No , the next cpu in the 2600k line up is going to be 2700k and its going to launch next month. Not all sandybridge -E cpu's are premium priced. The entry level ones will also beat 2600k. For eg. i7 3820 is going to cost $294 and seems affordable imo.
Its leading nowhere. You cannot predict a processor's performance out of thin air speculations.BD's performance is not comparable to sandy and its mainstream cpu's are a complete failure. Next bulldozer not only has to compete with 2600 and 2700k but also 3820. Things really look bad in amd's perspective now. Expect pile driver to a complete evolution in order to turn things away.

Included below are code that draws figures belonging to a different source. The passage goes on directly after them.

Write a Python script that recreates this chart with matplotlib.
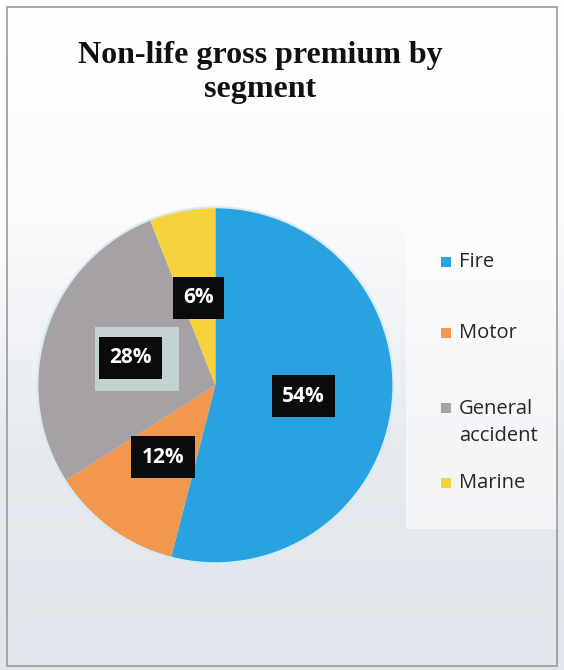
import matplotlib.pyplot as plt
from matplotlib.patches import Rectangle, Circle
from matplotlib.colors import LinearSegmentedColormap
import numpy as np

# Segment shares (percent)
segments = ['Fire', 'Motor', 'General\naccident', 'Marine']
shares = [54, 12, 28, 6]
colors = ['#29a2e2', '#f2984e', '#a5a1a5', '#f6d33c']

fig = plt.figure(figsize=(5.64, 6.70), dpi=100)

# Background: white at the top fading to a pale blue-grey
bg = fig.add_axes([0, 0, 1, 1], zorder=0)
grad = np.linspace(0, 1, 256).reshape(-1, 1)
cmap = LinearSegmentedColormap.from_list('bg', ['#e2e6ec', '#e6eaef', '#fbfbfc', '#ffffff'])
bg.imshow(grad, aspect='auto', cmap=cmap, extent=[0, 1, 0, 1], origin='lower')
bg.add_patch(Rectangle((0.72, 0.21), 0.27, 0.46, facecolor='white', alpha=0.55, lw=0))
bg.add_patch(Rectangle((0.012, 0.006), 0.976, 0.984, fill=False, edgecolor='#9a9a9a', lw=1.2))
bg.set_xlim(0, 1)
bg.set_ylim(0, 1)
bg.axis('off')

# Title
fig.text(0.461, 0.892, 'Non-life gross premium by\nsegment', ha='center', va='center',
         fontsize=23, fontweight='bold', family='Liberation Serif', color='#111111',
         linespacing=1.2)

# Pie
ax = fig.add_axes([0.0594, 0.154, 0.645, 0.542], zorder=1)
wedges, texts, autotexts = ax.pie(shares, colors=colors, startangle=90, counterclock=False,
                                  autopct='%d%%', pctdistance=0.5,
                                  wedgeprops=dict(linewidth=0),
                                  textprops=dict(color='white', fontsize=15, fontweight='bold',
                                                 family='Open Sans'))
ax.add_patch(Circle((0, 0), 1.0, fill=False, edgecolor='#d6eaf4', lw=1.5))
for t in autotexts:
    t.set_bbox(dict(boxstyle='square,pad=0.5', facecolor='#0b0b0b', edgecolor='none'))
    t.set_zorder(5)

# pale halo behind the General accident label
gx, gy = autotexts[2].get_position()
ax.add_patch(Rectangle((gx - 0.2, gy - 0.185), 0.47, 0.355, facecolor='#c9dcdd',
                       edgecolor='none', alpha=0.85, zorder=4))
ax.set_xlim(-1.02, 1.02)
ax.set_ylim(-1.02, 1.02)
ax.set_aspect('equal')

# Legend (handle sits level with the first line of each label)
handle_y = [0.609, 0.503, 0.391, 0.279]
for lab, col, y in zip(segments, colors, handle_y):
    bg.add_patch(Rectangle((0.782, y - 0.008), 0.018, 0.0155, facecolor=col,
                           edgecolor='none', zorder=3))
    n = lab.count('\n')
    fig.text(0.814, y - n * 0.0215, lab, ha='left', va='center',
             fontsize=14.5, family='Open Sans', color='#262626', linespacing=1.5)

fig.savefig('out.png', dpi=100)
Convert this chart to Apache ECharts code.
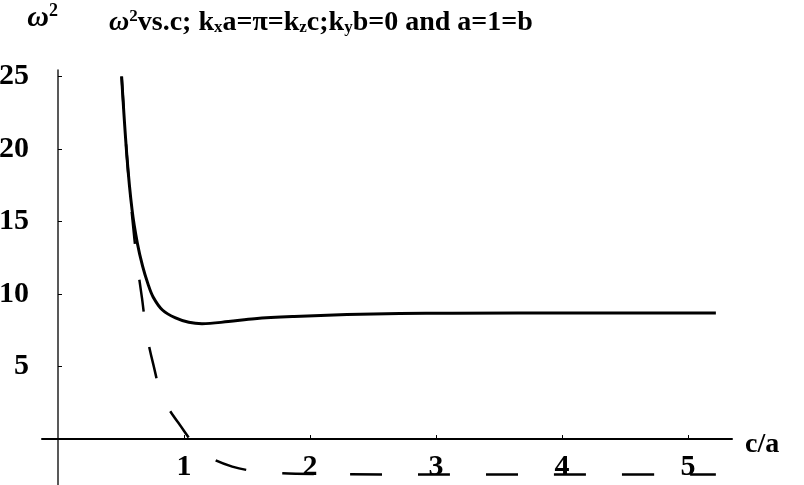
<!DOCTYPE html>
<html>
<head>
<meta charset="utf-8">
<script src="https://cdn.jsdelivr.net/npm/echarts@6/dist/echarts.min.js"></script>
<style>html,body{margin:0;padding:0;background:#fff}#c{width:804px;height:485px}</style>
</head>
<body>
<div id="c"></div>
<script>
// Data
const solidC = [0.505, 0.547, 0.588, 0.630, 0.672, 0.714, 0.755, 0.829, 0.933, 1.038, 1.143, 1.352, 1.561, 1.875, 2.294, 2.712, 3.130, 4.176, 5.222];
const solidW = [25.0, 19.5, 15.8, 13.5, 11.9, 10.7, 9.8, 8.9, 8.35, 8.05, 7.95, 8.1, 8.3, 8.45, 8.58, 8.65, 8.68, 8.7, 8.7];
const dashedC = [0.505, 0.547, 0.588, 0.630, 0.667, 0.703, 0.755, 0.829, 0.965, 1.143, 1.383, 1.666, 2.084, 3.130, 4.176, 5.222];
const dashedW = [25.0, 19.5, 15.4, 12.0, 9.7, 7.3, 5.2, 2.9, 1.0, -0.9, -1.9, -2.3, -2.42, -2.45, -2.45, -2.45];
const xTicks = [1, 2, 3, 4, 5];
const yTicks = [5, 10, 15, 20, 25];

const pairs = (xs, ys) => xs.map((x, i) => [x, ys[i]]);
const FONT = '"Liberation Serif", "DejaVu Serif", serif';

const chart = echarts.init(document.getElementById('c'), null, {renderer: 'canvas'});
chart.setOption({
  animation: false,
  backgroundColor: '#fff',
  title: {
    text: '{w|ω}{sup|2}vs.c; k{sub|x}a=π=k{sub|z}c;k{sub|y}b=0 and a=1=b',
    left: 104, top: 3,
    textStyle: {
      fontFamily: FONT, fontWeight: 'bold', fontSize: 28, color: '#000',
      rich: {
        w: {fontFamily: FONT, fontStyle: 'italic', fontWeight: 'bold', fontSize: 28, color: '#000'},
        sup: {fontFamily: FONT, fontWeight: 'bold', fontSize: 17, color: '#000', padding: [0, 0, 12, 0]},
        sub: {fontFamily: FONT, fontWeight: 'bold', fontSize: 17, color: '#000', padding: [10, 0, 0, 0]}
      }
    }
  },
  grid: {left: 42, right: 72, top: 70, bottom: 0, containLabel: false, outerBoundsMode: 'none'},
  xAxis: {
    type: 'value', min: -0.127, max: 5.35,
    name: '{a|c/a}', nameLocation: 'end', nameGap: 13,
    nameTextStyle: {
      verticalAlign: 'middle',
      rich: {a: {fontFamily: FONT, fontWeight: 'bold', fontSize: 28, color: '#000', padding: [12, 0, 0, 0]}}
    },
    axisLine: {onZero: true, lineStyle: {color: '#000', width: 2}},
    axisTick: {show: true, inside: true, length: 4, customValues: xTicks, lineStyle: {color: '#000', width: 1}},
    axisLabel: {customValues: xTicks, margin: -33, fontFamily: FONT, fontWeight: 'bold', fontSize: 30, color: '#000'},
    splitLine: {show: false}
  },
  yAxis: {
    type: 'value', min: -3.17, max: 25.45,
    name: '{w|ω}{sup|2}', nameLocation: 'end', nameGap: 36,
    nameTextStyle: {
      align: 'right',
      rich: {
        w: {fontFamily: FONT, fontStyle: 'italic', fontWeight: 'bold', fontSize: 30, color: '#000'},
        sup: {fontFamily: FONT, fontWeight: 'bold', fontSize: 18, color: '#000', padding: [0, 0, 14, 0]}
      }
    },
    axisLine: {onZero: true, lineStyle: {color: '#222', width: 1.5}},
    axisTick: {show: true, inside: true, length: 4, customValues: yTicks, lineStyle: {color: '#000', width: 1}},
    axisLabel: {customValues: yTicks, margin: 13, fontFamily: FONT, fontWeight: 'bold', fontSize: 30, color: '#000'},
    splitLine: {show: false}
  },
  series: [
    {
      type: 'line', data: pairs(solidC, solidW), smooth: 0.35, symbol: 'none',
      lineStyle: {color: '#000', width: 3}, z: 3
    },
    {
      type: 'line', data: pairs(dashedC, dashedW), smooth: 0.35, symbol: 'none',
      lineStyle: {color: '#000', width: 2.5, type: [32, 36]}, z: 2
    }
  ]
});
</script>
</body>
</html>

First and foremost, you cannot compare different architectures. In case of bulldozer, it has two 128bit FMAC execution units. I won't call it a core but a part of it. If you see sandybridge's floating point execution unit per core, it will look something like the following:
Once again read my earlier post.. i7 3820 along with a lga2011 mobo will be beyond normal people.. i7 will be with a locked multiplier.. not as easy to overclock as the sandy but can be done no doubt.. the kicker will be the x79 chipset boards for the 2011.. they are now hefttily expensive going above 15k for the normal ones.. also pcie3 support is still doubtful...if you still doubt the x79 prices check it in google...
700 is a 2600k with a higher clock.. everybody knows that it was proposed to be released to counter BD!!! 3820 is what i am talking about above.. You are saying that a person who feels BD at 12k is expensive will invest in a 3820 at 17k with a x79 mobo at 16k or more and call it value for money?? how are you predicting 3820's performance?
yeah dude spot on there... those are all the reasons why BD is bad in single threaded apps My say was that instead of overloading and potentially bottlenecking the front end and the FPU by using two cores with 8 integer pipelines, running one core with 4 integer pipelines with the existing FPU will decrease the bottleneck and give upto 20 percent more performance gains.
Now do you follow my drift
^^so vicky how much performance increase we will see in win 8 with BD?
Vicky is right here. The OS limitation is also stopping Bulldozer to use its Turbo Core feature to maximize the performance in lightly threaded environment.
For example consider a Thread T1 which is quite big and need 5 CPU time slice or 5 iterations (switching back to main memory after each time slice and then again assigning it to CPU. Known as Context Switching and handled by OS)to be completed. Now Say Bulldozer have two mdoules M1 and M2 and 4 cores C1, C2 belongs to M1 and C3, C4 belongs to M2.
Now for enabling Turbo-core, in each of iteration, T1 needs to be assigned to a single module, say in M1, to disable the module M2 completely and increase the clock speed of M1 to fasten the execution.
Since, Windows 7 is simply not aware of Bulldozer module and it sees a Dual module chip as 4 independent cores, namely C1, C2, C3 and C4, it may assign the thread T1 to any of those cores. Now for the 1st two iterations, by luck, T1 is assigned to C1 and C2, belongs to same module, resulting enabling Turbo core for these two iterations. But in the 3rd, 4th and 5th iterations, say Win 7 Assigned them to either C3 or C4, resulting Turbo-Core to be disabled as both the modules are now working on a single thread but not concurrently.